Government turns down Euro Pact
The Czech Republic, along with three other countries, has refused to join the planned “Pact for the Euro”. Prime Minister Petr Nečas said Thursday that part of the reason was the “take-it-or-leave-it” style in which the pact was presented, with the government having received no invitation to discuss its final form. Additionally, Mr Nečas fears that the pact would open the door to tax harmonization which could be damaging for the bloc as a whole. It was opposed by his cabinet unanimously. The government nonetheless agrees with a number of the provisions of the pact, which would monitor the sustainability of member states’ pension systems and labour costs, among other things. For now, says the PM, they will see how well it works and the Czech Republic could join later after more political debate. Great Britain, Hungary and Sweden have also turned down the pact.
Central bank keeps record low interest rate
The council of the Czech National Bank has voted 5 to 1 to keep interest rates at their present level. The decision means that the base interest rate, from which commercial rates are derived, will stay the record minimum of 0.75%, where it has been for almost a year now. Analysts were for the most part expecting the move, anticipating a gradual increase in rates from the middle of the year. The reason for the easy pace, in spite of a close decision on a rate hike last month, was primarily the fact that inflation for the first quarter was less than the central bank expected. The Czech crown weakened slightly against the Euro in response to the vote, falling 13 hellers to 24.56 to the Euro.

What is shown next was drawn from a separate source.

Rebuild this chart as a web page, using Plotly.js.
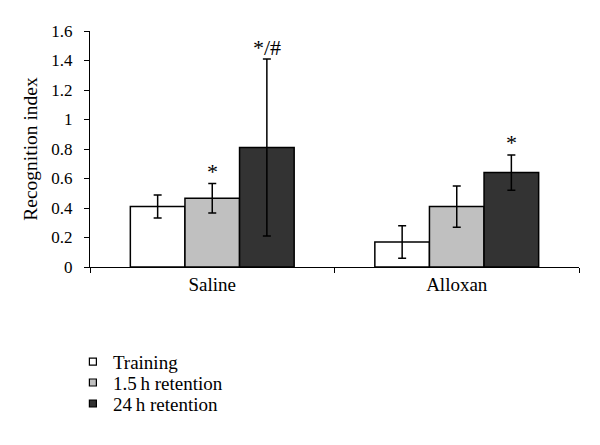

Pricey coal a boon to RWE Transgas
A shortage of cheap brown coal has heating and steam plants turning to natural gas. The country’s main gas provider, RWE, is set to profit handsomely as heat providers grow tired of waiting to see whether the government will eventually change mining limits. RWE says that companies, towns even housing associations interested in switching to gas are turning to it by the dozens. While heat produced from natural gas is currently about a third more expensive than from brown coal the only company with available coal stores, Czech Coal, plans a major price hike, while the price of gas is being pushed down by international competition.
Seznam.cz buys up video website Stream
The biggest player in Czech cyberspace, Seznam.cz, is now the full owner of the video website Stream.cz. Seznam bought the remaining 50% of shares that it didn’t own already for an unknown price from music mogul Miloš Petana, who owns the recording company Supraphone and distributor Bontonland. Seznam says the purchase will help it integrate video services and further develop the format for advertising. Stream had nearly 3 million visitors and 71 million hits in January, making it the fifth most popular Czech website after only four years in business. The new owners say that regular users will see no change in content due to the purchase.
First company blacklisted for fraud in public tender
The Ostrava construction firm Stavoenergo has become the first company to be blacklisted by the Czech antitrust bureau, meaning it will not be able to compete in tenders for public works for three years. The Office for the Protection of Competition found that the company had forged documents for a 225-million commission in northern Moravia, and fined the firm 500,000 crowns. Stavoenergo it seems will not live to see the end of the ban; a court in Ostrava has declared the company bankrupt and roughly 16 million crowns in debt.